Most useful mindset: checking PDF bookmarks on Linux is not cosmetic polish. It is a fast, reader-facing quality check that makes long PDFs easier to trust, easier to revisit, and easier to use under pressure.


FAQ

How do I check PDF bookmarks on Linux?

Save the PDF locally, open it in Okular, Evince, or another viewer that shows the outline, scan the main labels, and click the most important entries to confirm the labels, hierarchy, and jump targets still match the document.

Can browser previews show PDF bookmarks reliably on Linux?

They are useful for opening the exact saved file and spotting obvious issues, but browser previews are too limited to judge bookmark quality well. A fuller Linux viewer is better when you need to test the actual outline.

Which Linux PDF viewers are best for checking bookmarks?

Okular is often the clearest first stop because it usually surfaces the outline well. Evince or another bookmark-aware viewer can help too, as long as it actually exposes the panel and lets you test jumps.

Why do PDF bookmarks break after merging files?

Merging files, inserting pages, deleting sections, or OCR-cleaning scans can shift destinations and leave old labels behind. The outline may still exist, but it no longer describes the final page order accurately.

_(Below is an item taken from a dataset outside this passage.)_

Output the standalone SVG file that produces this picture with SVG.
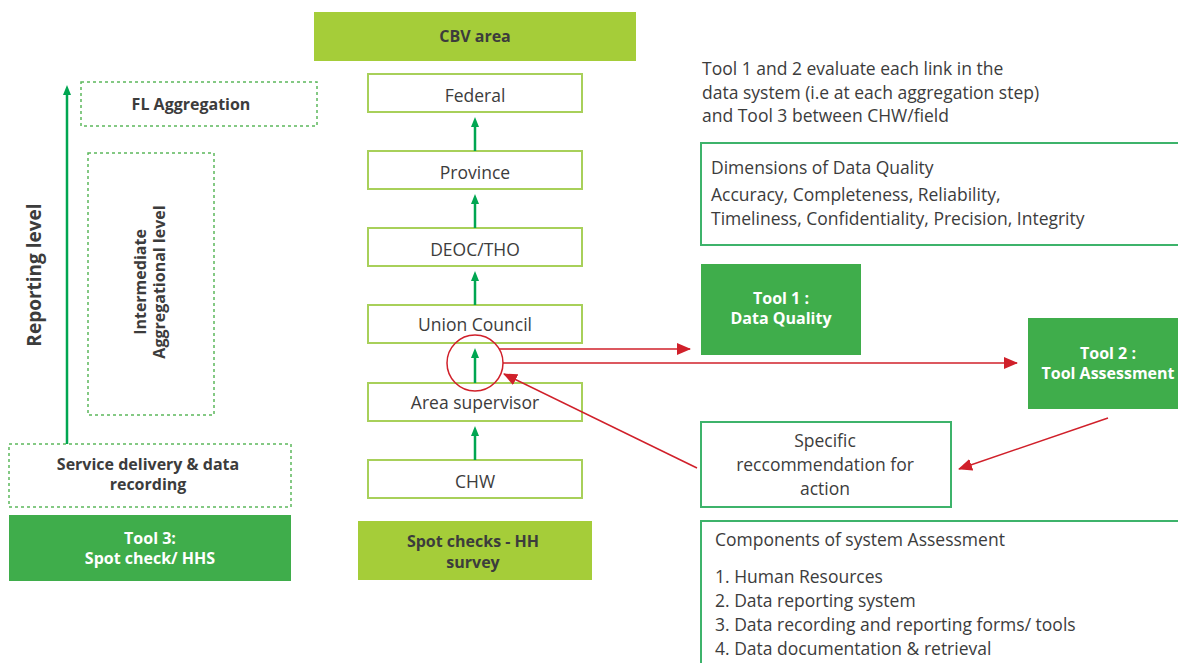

Should PDF bookmarks match the table of contents and headings?

Usually yes. The bookmark panel, visible headings, and table of contents should tell the same story so readers can trust the navigation however they move through the PDF.

Make the sidebar as trustworthy as the document itself.

On Linux, the cleanest bookmark workflow is simple: review the exact file, test the important jumps, fix stale labels or destinations, and reopen the final copy once before you send it onward.